La question se pose de savoir ce qui se passe lorsque le droit interne ainsi désigné évolue : doit-on tenir compte des modifications du droit interne ou au contraire figer le régime matrimonial tel qu'il existait au jour du mariage ?
Cette situation est fréquente compte tenu des réformes souvent rétroactives qui ont eu lieu dans différents pays 1535545426889.
Le droit français considère qu'il y a lieu de tenir compte des évolutions internes du droit étranger conformément aux dispositions de droit transitoire prévues par la loi étrangère. La Cour de cassation a énoncé de façon générale en 1987 « qu'en cas de modification ultérieure de la loi étrangère désignée, c'est à cette loi qu'il appartient de résoudre les conflits de lois dans le temps » 1526727229353.
Une exception à ce principe existe toutefois pour les réfugiés : on parle alors de pétrification de la loi applicable.
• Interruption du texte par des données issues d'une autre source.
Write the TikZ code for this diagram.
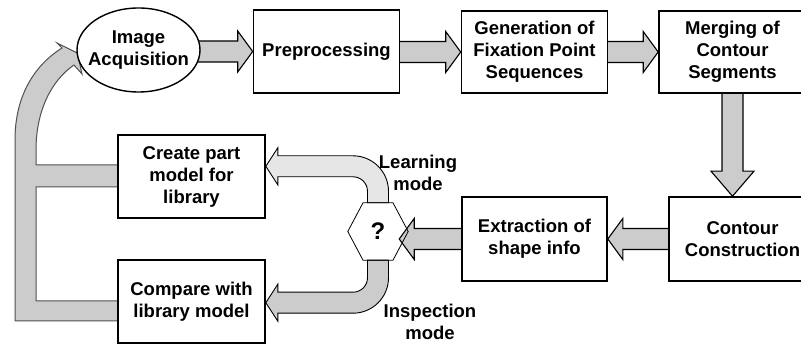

Une difficulté est apparue pour les personnes ayant fui un régime totalitaire. Si on appliquait le principe ci-dessus, il aurait fallu leur appliquer la loi de l'État qu'ils ont fui en cas de changement rétroactif.
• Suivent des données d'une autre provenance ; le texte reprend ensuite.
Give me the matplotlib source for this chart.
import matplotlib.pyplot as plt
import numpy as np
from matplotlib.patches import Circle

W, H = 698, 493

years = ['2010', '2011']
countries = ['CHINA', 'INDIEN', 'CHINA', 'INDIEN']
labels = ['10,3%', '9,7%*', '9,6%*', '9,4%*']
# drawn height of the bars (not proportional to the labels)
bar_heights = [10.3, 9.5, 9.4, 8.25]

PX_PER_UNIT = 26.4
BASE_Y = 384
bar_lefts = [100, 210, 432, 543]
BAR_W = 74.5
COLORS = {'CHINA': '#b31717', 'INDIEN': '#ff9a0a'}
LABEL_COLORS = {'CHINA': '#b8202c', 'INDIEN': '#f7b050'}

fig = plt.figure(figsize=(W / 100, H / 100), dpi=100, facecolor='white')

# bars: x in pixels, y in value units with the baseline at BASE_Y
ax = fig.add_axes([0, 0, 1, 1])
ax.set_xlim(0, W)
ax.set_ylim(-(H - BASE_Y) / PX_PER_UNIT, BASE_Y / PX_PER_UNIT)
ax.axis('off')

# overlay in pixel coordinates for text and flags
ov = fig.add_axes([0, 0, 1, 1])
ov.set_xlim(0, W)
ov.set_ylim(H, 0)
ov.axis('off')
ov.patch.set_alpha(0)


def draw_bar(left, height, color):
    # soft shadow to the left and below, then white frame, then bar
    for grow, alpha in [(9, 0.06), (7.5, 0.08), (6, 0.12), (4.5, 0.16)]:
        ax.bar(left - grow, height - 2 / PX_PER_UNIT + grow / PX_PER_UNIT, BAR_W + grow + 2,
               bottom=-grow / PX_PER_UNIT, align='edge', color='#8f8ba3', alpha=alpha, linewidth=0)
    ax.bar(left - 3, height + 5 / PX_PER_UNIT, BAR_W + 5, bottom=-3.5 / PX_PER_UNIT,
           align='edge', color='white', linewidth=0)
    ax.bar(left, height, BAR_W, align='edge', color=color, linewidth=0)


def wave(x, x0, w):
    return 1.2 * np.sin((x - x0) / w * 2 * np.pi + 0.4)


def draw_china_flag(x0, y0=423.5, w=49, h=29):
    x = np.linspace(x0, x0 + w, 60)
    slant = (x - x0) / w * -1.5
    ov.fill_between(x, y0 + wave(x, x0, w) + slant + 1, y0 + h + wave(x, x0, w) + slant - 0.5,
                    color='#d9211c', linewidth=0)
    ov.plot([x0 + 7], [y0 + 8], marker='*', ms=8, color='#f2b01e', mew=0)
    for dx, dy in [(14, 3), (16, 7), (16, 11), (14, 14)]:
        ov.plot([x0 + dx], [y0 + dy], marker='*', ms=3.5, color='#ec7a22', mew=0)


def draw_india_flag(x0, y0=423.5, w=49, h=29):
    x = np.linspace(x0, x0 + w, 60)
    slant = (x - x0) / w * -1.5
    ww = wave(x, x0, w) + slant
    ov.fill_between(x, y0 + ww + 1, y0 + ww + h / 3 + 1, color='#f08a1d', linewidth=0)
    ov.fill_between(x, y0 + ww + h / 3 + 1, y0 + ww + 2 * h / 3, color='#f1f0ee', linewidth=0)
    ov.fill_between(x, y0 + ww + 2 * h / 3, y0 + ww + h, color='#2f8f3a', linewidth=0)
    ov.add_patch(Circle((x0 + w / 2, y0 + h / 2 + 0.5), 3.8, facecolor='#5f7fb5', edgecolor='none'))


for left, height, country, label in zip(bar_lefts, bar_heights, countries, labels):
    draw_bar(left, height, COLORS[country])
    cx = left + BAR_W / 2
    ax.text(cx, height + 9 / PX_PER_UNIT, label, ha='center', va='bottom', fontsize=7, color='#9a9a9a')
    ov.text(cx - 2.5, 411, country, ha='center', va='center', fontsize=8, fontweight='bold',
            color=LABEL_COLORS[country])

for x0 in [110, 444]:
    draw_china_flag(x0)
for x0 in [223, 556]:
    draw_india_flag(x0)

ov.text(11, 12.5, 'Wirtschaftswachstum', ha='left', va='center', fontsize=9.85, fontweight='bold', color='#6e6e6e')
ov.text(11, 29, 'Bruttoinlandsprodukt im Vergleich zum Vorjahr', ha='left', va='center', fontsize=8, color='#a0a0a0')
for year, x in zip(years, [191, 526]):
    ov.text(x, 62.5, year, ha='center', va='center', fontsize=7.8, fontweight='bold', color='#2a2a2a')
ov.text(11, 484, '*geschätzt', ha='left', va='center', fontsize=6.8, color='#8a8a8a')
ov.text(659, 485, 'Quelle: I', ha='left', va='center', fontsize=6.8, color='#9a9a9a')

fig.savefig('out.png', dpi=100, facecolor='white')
Pour éviter cette solution, la jurisprudence pétrifie leur régime matrimonial, c'est-à-dire qu'elle le fige au jour de la célébration du mariage. On appliquera donc la loi en vigueur au jour du mariage et non la nouvelle loi rétroactive 1535545605431.
La Cour de cassation lie la pétrification au statut des réfugiés prévu par la convention de Genève du 23 juillet 1951. Cette pétrification a lieu même si par la suite les époux changent de nationalité.
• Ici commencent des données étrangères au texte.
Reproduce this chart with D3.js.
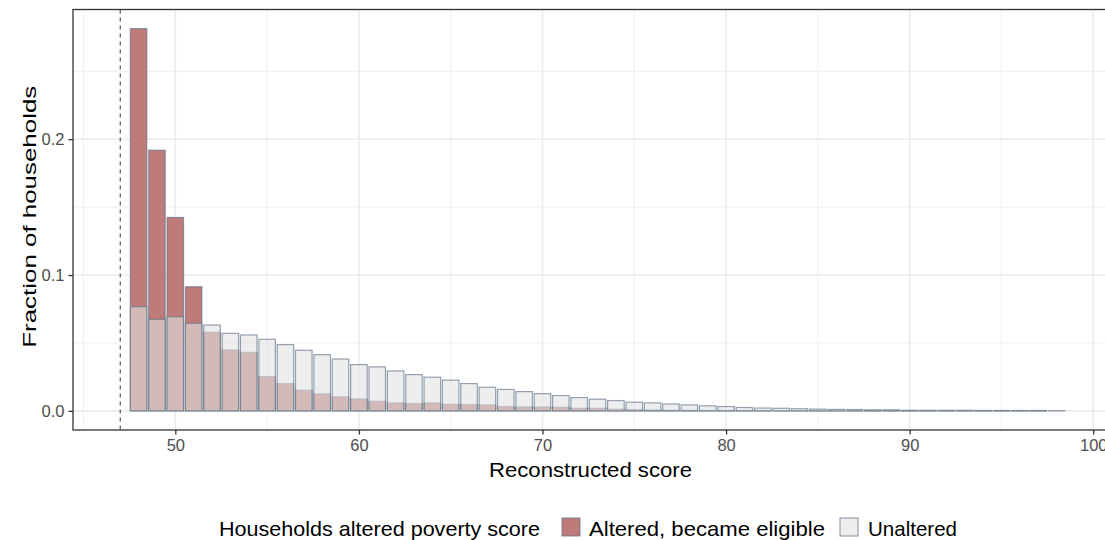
<!DOCTYPE html>
<html>
<head>
<meta charset="utf-8">
<script src="https://cdn.jsdelivr.net/npm/d3@7"></script>
<style>
  html, body { margin: 0; padding: 0; background: #fff; }
  svg { display: block; font-family: "Liberation Sans", Arial, sans-serif; }
</style>
</head>
<body>
<svg id="chart" width="1105" height="540"></svg>
<script>
// ---- data ----
const scores = d3.range(48, 99); // 48..98
const altered = [
  0.2814, 0.1919, 0.1424, 0.0914, 0.0579, 0.0449, 0.0431, 0.0252, 0.0201, 0.0152,
  0.0125, 0.0103, 0.0088, 0.0071, 0.0059, 0.0054, 0.0059, 0.0049, 0.0047, 0.0044,
  0.0032, 0.0029, 0.0029, 0.0027, 0.0020, 0.0020, 0.0012, 0.0010, 0.0007, 0.0005,
  0.0004, 0.0003, 0.0003, 0.0002, 0.0002, 0.0001, 0.0001, 0.0001, 0.0001, 0.0001,
  0.0001, 0.0001, 0.0001, 0.0001, 0.0001, 0.0001, 0.0001, 0.0001, 0.0001, 0.0001
]; // scores 48..97
const unaltered = [
  0.0767, 0.0674, 0.0693, 0.0645, 0.0632, 0.0571, 0.0559, 0.0527, 0.0488, 0.0446,
  0.0414, 0.0382, 0.0341, 0.0324, 0.0294, 0.0267, 0.0248, 0.0226, 0.0201, 0.0174,
  0.0158, 0.0142, 0.0127, 0.0113, 0.0098, 0.0086, 0.0076, 0.0064, 0.0059, 0.0051,
  0.0044, 0.0037, 0.0032, 0.0025, 0.0021, 0.0019, 0.0016, 0.0013, 0.0011, 0.0010,
  0.0008, 0.0008, 0.0005, 0.0004, 0.0004, 0.0004, 0.0003, 0.0003, 0.0003, 0.0003,
  0.0002
]; // scores 48..98
const cutoff = 47;
const xTicks = [50, 60, 70, 80, 90, 100];
const xMinor = [45, 55, 65, 75, 85, 95];
const yTicks = [0, 0.1, 0.2];
const yMinor = [0.05, 0.15, 0.25];
const legendLabels = ["Altered, became eligible", "Unaltered"];
const legendTitle = "Households altered poverty score";
const xTitle = "Reconstructed score";
const yTitle = "Fraction of households";

// ---- layout ----
const svg = d3.select("#chart");
const panel = { left: 73, top: 9.5, right: 1112, bottom: 430 };
const barW = 0.9;

const xLo = cutoff, xHi = scores[scores.length - 1] + barW / 2;
const xPad = (xHi - xLo) * 0.05;
const x = d3.scaleLinear().domain([xLo - xPad, xHi + xPad]).range([panel.left, panel.right]);

const yMax = d3.max(altered.concat(unaltered));
const yPad = yMax * 0.05;
const y = d3.scaleLinear().domain([-yPad, yMax + yPad]).range([panel.bottom, panel.top]);

const colRed = "#BF7A7A";
const colGray = "#E3E3E3";
const colStroke = "#5F7286";

// gridlines
const grid = svg.append("g");
grid.selectAll(".xmin").data(xMinor).enter().append("line")
  .attr("x1", d => x(d)).attr("x2", d => x(d))
  .attr("y1", panel.top).attr("y2", panel.bottom)
  .attr("stroke", "#EBEBEB").attr("stroke-width", 0.8);
grid.selectAll(".ymin").data(yMinor).enter().append("line")
  .attr("x1", panel.left).attr("x2", panel.right)
  .attr("y1", d => y(d)).attr("y2", d => y(d))
  .attr("stroke", "#EBEBEB").attr("stroke-width", 0.8);
grid.selectAll(".xmaj").data(xTicks).enter().append("line")
  .attr("x1", d => x(d)).attr("x2", d => x(d))
  .attr("y1", panel.top).attr("y2", panel.bottom)
  .attr("stroke", "#EBEBEB").attr("stroke-width", 1.6);
grid.selectAll(".ymaj").data(yTicks).enter().append("line")
  .attr("x1", panel.left).attr("x2", panel.right)
  .attr("y1", d => y(d)).attr("y2", d => y(d))
  .attr("stroke", "#EBEBEB").attr("stroke-width", 1.6);

// bars
const bw = x(barW) - x(0);
svg.append("g").selectAll("rect").data(altered).enter().append("rect")
  .attr("x", (d, i) => x(scores[i]) - bw / 2)
  .attr("width", bw)
  .attr("y", d => y(d))
  .attr("height", d => y(0) - y(d))
  .attr("fill", colRed)
  .attr("stroke", colStroke).attr("stroke-opacity", 0.65).attr("stroke-width", 1.2);

svg.append("g").selectAll("rect").data(unaltered).enter().append("rect")
  .attr("x", (d, i) => x(scores[i]) - bw / 2)
  .attr("width", bw)
  .attr("y", d => y(d))
  .attr("height", d => y(0) - y(d))
  .attr("fill", colGray).attr("fill-opacity", 0.6)
  .attr("stroke", colStroke).attr("stroke-opacity", 0.65).attr("stroke-width", 1.2);

// cutoff line
svg.append("line")
  .attr("x1", x(cutoff)).attr("x2", x(cutoff))
  .attr("y1", panel.top).attr("y2", panel.bottom)
  .attr("stroke", "#444").attr("stroke-width", 1.1)
  .attr("stroke-dasharray", "4,4");

// panel border
svg.append("rect")
  .attr("x", panel.left).attr("y", panel.top)
  .attr("width", panel.right - panel.left).attr("height", panel.bottom - panel.top)
  .attr("fill", "none").attr("stroke", "#333").attr("stroke-width", 1.3);

// axes
const xAxis = svg.append("g").attr("transform", `translate(0,${panel.bottom})`)
  .call(d3.axisBottom(x).tickValues(xTicks).tickSize(4.5).tickPadding(5).tickFormat(d3.format("d")));
const yAxis = svg.append("g").attr("transform", `translate(${panel.left},0)`)
  .call(d3.axisLeft(y).tickValues(yTicks).tickSize(4.5).tickPadding(4).tickFormat(d3.format(".1f")));
[xAxis, yAxis].forEach(a => {
  a.select(".domain").remove();
  a.selectAll(".tick line").attr("stroke", "#333").attr("stroke-width", 1.3);
  a.selectAll(".tick text").attr("fill", "#4D4D4D").attr("font-size", 16.5)
    .attr("font-family", "Liberation Sans, Arial, sans-serif");
});

// titles
svg.append("text")
  .attr("x", (panel.left + panel.right) / 2 - 2).attr("y", 477)
  .attr("text-anchor", "middle").attr("font-size", 20.5).attr("fill", "#000")
  .attr("textLength", 203).attr("lengthAdjust", "spacingAndGlyphs")
  .text(xTitle);
svg.append("text")
  .attr("transform", `translate(36,${(panel.top + panel.bottom) / 2 - 3}) rotate(-90)`)
  .attr("text-anchor", "middle").attr("font-size", 19).attr("fill", "#000")
  .attr("textLength", 262).attr("lengthAdjust", "spacingAndGlyphs")
  .text(yTitle);

// legend
const lg = svg.append("g");
lg.append("text").attr("x", 219).attr("y", 536).attr("font-size", 21).attr("fill", "#000")
  .attr("textLength", 321).attr("lengthAdjust", "spacingAndGlyphs")
  .text(legendTitle);
const keys = [
  { fill: colRed, op: 1, kx: 562, tx: 589, tw: 236 },
  { fill: colGray, op: 0.6, kx: 840, tx: 868, tw: 89 }
];
keys.forEach((k, i) => {
  lg.append("rect").attr("x", k.kx).attr("y", 518).attr("width", 18).attr("height", 18)
    .attr("fill", k.fill).attr("fill-opacity", k.op)
    .attr("stroke", colStroke).attr("stroke-opacity", 0.65).attr("stroke-width", 1.2);
  lg.append("text").attr("x", k.tx).attr("y", 536).attr("font-size", 21).attr("fill", "#000")
    .attr("textLength", k.tw).attr("lengthAdjust", "spacingAndGlyphs")
    .text(legendLabels[i]);
});
</script>
</body>
</html>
Cela a été précisé par la Cour de cassation en 2006 pour le cas de deux époux de nationalité roumaine mariés sans contrat en Roumanie en 1941 et qui s'étaient installés en France en 1954 pour y être naturalisés. Il leur a été appliqué le régime de la séparation des biens, régime légal de la loi roumaine au jour de la célébration du mariage et non le nouveau régime légal roumain de la communauté 1535546082822.